«Martianizar» no es martirizar. Y martianizar es lo único, aunque no haya una fórmula mágica para conseguirlo, que puede hacerse para evitar que tantos vayan por esta vida de espaldas a José Martí.
A Martí se siente o no se entiende. Y quien no se emocione al conversarlo, intentará inútilmente persuadir a otro de la importancia de leerlo y aplicarlo. A las buenas entra en el corazón de cualquiera, pero nunca a la fuerza.
Una exageración, no menos que una exageración, creía que era aquello de: «Martí es ese amigo que te tira el brazo por el hombro y te acompaña en las buenas y malas».
La frase la lanzó un quijotesco periodista durante una conferencia sobre la crónica a mi grupo de Periodismo en el año 2002. No sé cuántos recordarán aquel instante, pero puedo dar fe de que así se expresó entonces el auténtico cronista.
Tres años después, cuando comencé a estudiar sin miseria a Martí para defender mi tesis de licenciatura, comprendí qué quería decir aquel mensaje que escuchamos más de 50 universitarios de 18 y 19 años en la Facultad de Comunicación de la Universidad de La Habana.
Esa edad, precisamente, es la que tienen ahora los jóvenes, que en esa misma facultad, desean conocer más sobre el periodismo de Martí. Es la décima vez consecutiva que futuros periodistas matriculan esa asignatura optativa impartida, desde el curso 2008-2009, por varios profesores. Al profe Pedro Antonio García y a mí nos volverá a ocurrir lo de siempre: no nos alcanzará el semestre para argumentar, demostrar y ejemplificar que José Martí es el amigo del que han hablado tantos a través del tiempo.
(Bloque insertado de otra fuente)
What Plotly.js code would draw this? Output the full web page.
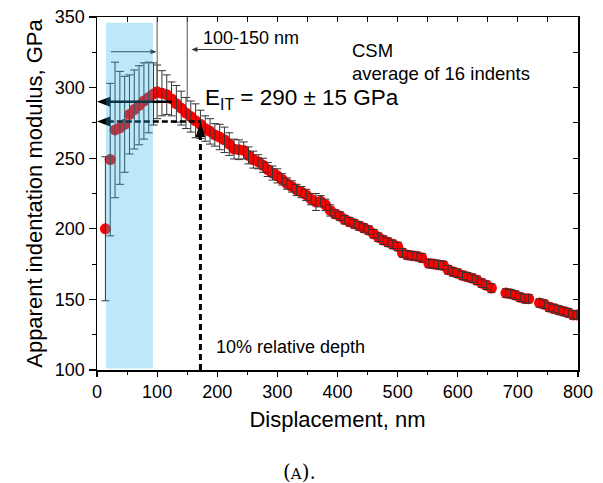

Un amigo sí, un amigo que llena la cabeza de fuego y movimiento. Que ayuda a resolver las más complejas dudas.
Debatiendo, leyendo y contextualizando entenderán los muchachos por qué aquel periodista, orador y poeta tan talentoso decidió volver a Cuba después de haber conocido tanto mundo.
Estudia español, francés, inglés, ciencias. Analiza y compara realidades, épocas y personalidades. Vive al ciento por ciento. Afronta las pruebas de esta vida pasajera. No humilles a nadie, ni a ti mismo.
Todo eso les sugerirá Martí a los lectores que decidan develar su misterio cuando entren en contacto con su testimonio escrito, recogido en sus cuadernos de apuntes, cartas, discursos, diarios y artículos.
Aquel pensador coherente fue un convencido de que no era ningún derroche ni locura pagar el altísimo costo de la libertad patria, y la individual, por su puesto.
Aquel hombre de mirada melancólica, la típica de los seres cargados de los sollozos propios y ajenos, entendió que solo el bondadoso alcanza la dicha. Comprendió que había que ser prósperos, pero no a cualquier precio.
Sus obras están en las bibliotecas públicas y escolares. Sus bustos y estatuas saltan a la vista en plazas, avenidas e instituciones. Sus pensamientos se difunden en sitios digitales, periódicos, emisoras y la televisión.
Puede estar en cualquier parte, y a la vez en ninguna. Porque si dejamos de interactuar con su palabra es como si estuviera a años luz de nosotros.
A Martí no le hacemos un favor leyéndolo. Uno es quien sale «como de un baño de luz» cuando dedica tiempo a repasar su testimonio ejemplar.
Aquel sabio nos demostró de 1853 a 1895 que era posible vencer al egoísmo y a la envidia, dos potentes fuerzas que aún hoy mantienen atado al mundo de pies y manos.
Esas dos energías degradantes habitan en cada ser en dosis distintas. El único remedio para vencerlas, y eso lo han probado espíritus tan elevados como el de Martí, es oponiéndoles dos fuerzas más poderosas: el amor y la generosidad.
Quienes lo hayan empezado a leer, sin interés alguno, constatarán que no hay para cuando acabar. ¿Por qué dejar para luego la interacción con su palabra viva, la única capaz de «martianizar»?